◆ PROBLEM TO SOLVE ◆
Restate the data below word for word. Skip any images it contains.

◆ SUPPLIED INFORMATION ◆
>> begin
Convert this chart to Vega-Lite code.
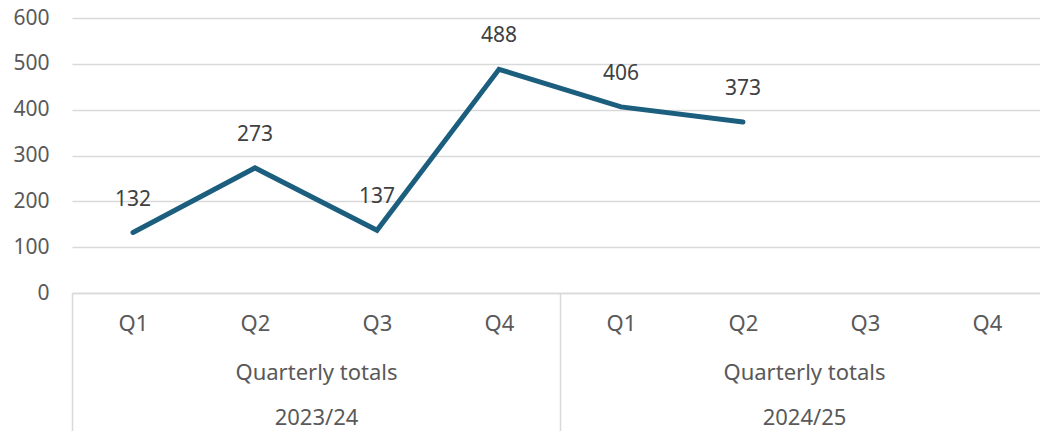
{
  "$schema": "https://vega.github.io/schema/vega-lite/v6.json",
  "width": 976,
  "height": 275,
  "autosize": {"type": "none"},
  "padding": {"left": 72, "top": 18, "right": 0, "bottom": 138},
  "background": "white",
  "config": {
    "view": {"stroke": null},
    "font": "Noto Sans",
    "axis": {"labelFont": "Noto Sans", "labelFontSize": 21, "labelColor": "#595959", "gridColor": "#D9D9D9", "domainColor": "#D9D9D9", "tickColor": "#D9D9D9", "gridWidth": 1.5, "domainWidth": 1.5, "tickWidth": 1.5}
  },
  "data": {
    "values": [
      {"period": "2023/24 Q1", "year": "2023/24", "quarter": "Q1", "value": 132},
      {"period": "2023/24 Q2", "year": "2023/24", "quarter": "Q2", "value": 273},
      {"period": "2023/24 Q3", "year": "2023/24", "quarter": "Q3", "value": 137},
      {"period": "2023/24 Q4", "year": "2023/24", "quarter": "Q4", "value": 488},
      {"period": "2024/25 Q1", "year": "2024/25", "quarter": "Q1", "value": 406},
      {"period": "2024/25 Q2", "year": "2024/25", "quarter": "Q2", "value": 373},
      {"period": "2024/25 Q3", "year": "2024/25", "quarter": "Q3", "value": null},
      {"period": "2024/25 Q4", "year": "2024/25", "quarter": "Q4", "value": null}
    ]
  },
  "layer": [
    {
      "layer": [
        {
          "mark": {"type": "line", "color": "#1B5E7E", "strokeWidth": 5, "strokeCap": "round", "strokeJoin": "miter"},
          "transform": [{"filter": "datum.value != null"}],
          "encoding": {
            "x": {"field": "period", "type": "nominal"},
            "y": {"field": "value", "type": "quantitative"}
          }
        },
        {
          "mark": {"type": "text", "fontSize": 21, "color": "#404040", "dy": -33, "baseline": "middle"},
          "transform": [{"filter": "datum.value != null"}],
          "encoding": {
            "x": {"field": "period", "type": "nominal"},
            "y": {"field": "value", "type": "quantitative"},
            "text": {"field": "value", "type": "quantitative"}
          }
        }
      ],
      "encoding": {
        "x": {
          "field": "period", "type": "nominal",
          "scale": {"domain": ["2023/24 Q1", "2023/24 Q2", "2023/24 Q3", "2023/24 Q4", "2024/25 Q1", "2024/25 Q2", "2024/25 Q3", "2024/25 Q4"], "paddingInner": 0, "paddingOuter": 0},
          "axis": {"title": null, "labelExpr": "slice(datum.label, 8)", "labelFontSize": 22, "ticks": false, "labelPadding": 30, "labelBaseline": "middle", "labelAngle": 0, "domain": true, "grid": false}
        },
        "y": {
          "field": "value", "type": "quantitative",
          "scale": {"domain": [0, 600], "nice": false},
          "axis": {"title": null, "values": [0, 100, 200, 300, 400, 500, 600], "domain": false, "ticks": false, "labelPadding": 23, "grid": true}
        }
      }
    },
    {
      "mark": {"type": "point", "opacity": 0},
      "encoding": {
        "x": {
          "field": "year", "type": "nominal",
          "scale": {"domain": ["2023/24", "2024/25"], "paddingInner": 0, "paddingOuter": 0},
          "axis": {"title": null, "orient": "bottom", "ticks": true, "tickBand": "extent", "tickSize": 138, "domain": false, "grid": false, "labelAngle": 0, "labelFontSize": 22, "labelBaseline": "middle", "labelLineHeight": 45, "labelPadding": -59, "labelExpr": "datum.label ? ['Quarterly totals', datum.label] : ''"}
        }
      }
    }
  ],
  "resolve": {"scale": {"x": "independent"}, "axis": {"x": "independent"}}
}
>> end
◆ COMPLETE ANSWER ◆
Convert this chart to Vega-Lite code.
{
  "$schema": "https://vega.github.io/schema/vega-lite/v6.json",
  "width": 976,
  "height": 275,
  "autosize": {"type": "none"},
  "padding": {"left": 72, "top": 18, "right": 0, "bottom": 138},
  "background": "white",
  "config": {
    "view": {"stroke": null},
    "font": "Noto Sans",
    "axis": {"labelFont": "Noto Sans", "labelFontSize": 21, "labelColor": "#595959", "gridColor": "#D9D9D9", "domainColor": "#D9D9D9", "tickColor": "#D9D9D9", "gridWidth": 1.5, "domainWidth": 1.5, "tickWidth": 1.5}
  },
  "data": {
    "values": [
      {"period": "2023/24 Q1", "year": "2023/24", "quarter": "Q1", "value": 132},
      {"period": "2023/24 Q2", "year": "2023/24", "quarter": "Q2", "value": 273},
      {"period": "2023/24 Q3", "year": "2023/24", "quarter": "Q3", "value": 137},
      {"period": "2023/24 Q4", "year": "2023/24", "quarter": "Q4", "value": 488},
      {"period": "2024/25 Q1", "year": "2024/25", "quarter": "Q1", "value": 406},
      {"period": "2024/25 Q2", "year": "2024/25", "quarter": "Q2", "value": 373},
      {"period": "2024/25 Q3", "year": "2024/25", "quarter": "Q3", "value": null},
      {"period": "2024/25 Q4", "year": "2024/25", "quarter": "Q4", "value": null}
    ]
  },
  "layer": [
    {
      "layer": [
        {
          "mark": {"type": "line", "color": "#1B5E7E", "strokeWidth": 5, "strokeCap": "round", "strokeJoin": "miter"},
          "transform": [{"filter": "datum.value != null"}],
          "encoding": {
            "x": {"field": "period", "type": "nominal"},
            "y": {"field": "value", "type": "quantitative"}
          }
        },
        {
          "mark": {"type": "text", "fontSize": 21, "color": "#404040", "dy": -33, "baseline": "middle"},
          "transform": [{"filter": "datum.value != null"}],
          "encoding": {
            "x": {"field": "period", "type": "nominal"},
            "y": {"field": "value", "type": "quantitative"},
            "text": {"field": "value", "type": "quantitative"}
          }
        }
      ],
      "encoding": {
        "x": {
          "field": "period", "type": "nominal",
          "scale": {"domain": ["2023/24 Q1", "2023/24 Q2", "2023/24 Q3", "2023/24 Q4", "2024/25 Q1", "2024/25 Q2", "2024/25 Q3", "2024/25 Q4"], "paddingInner": 0, "paddingOuter": 0},
          "axis": {"title": null, "labelExpr": "slice(datum.label, 8)", "labelFontSize": 22, "ticks": false, "labelPadding": 30, "labelBaseline": "middle", "labelAngle": 0, "domain": true, "grid": false}
        },
        "y": {
          "field": "value", "type": "quantitative",
          "scale": {"domain": [0, 600], "nice": false},
          "axis": {"title": null, "values": [0, 100, 200, 300, 400, 500, 600], "domain": false, "ticks": false, "labelPadding": 23, "grid": true}
        }
      }
    },
    {
      "mark": {"type": "point", "opacity": 0},
      "encoding": {
        "x": {
          "field": "year", "type": "nominal",
          "scale": {"domain": ["2023/24", "2024/25"], "paddingInner": 0, "paddingOuter": 0},
          "axis": {"title": null, "orient": "bottom", "ticks": true, "tickBand": "extent", "tickSize": 138, "domain": false, "grid": false, "labelAngle": 0, "labelFontSize": 22, "labelBaseline": "middle", "labelLineHeight": 45, "labelPadding": -59, "labelExpr": "datum.label ? ['Quarterly totals', datum.label] : ''"}
        }
      }
    }
  ],
  "resolve": {"scale": {"x": "independent"}, "axis": {"x": "independent"}}
}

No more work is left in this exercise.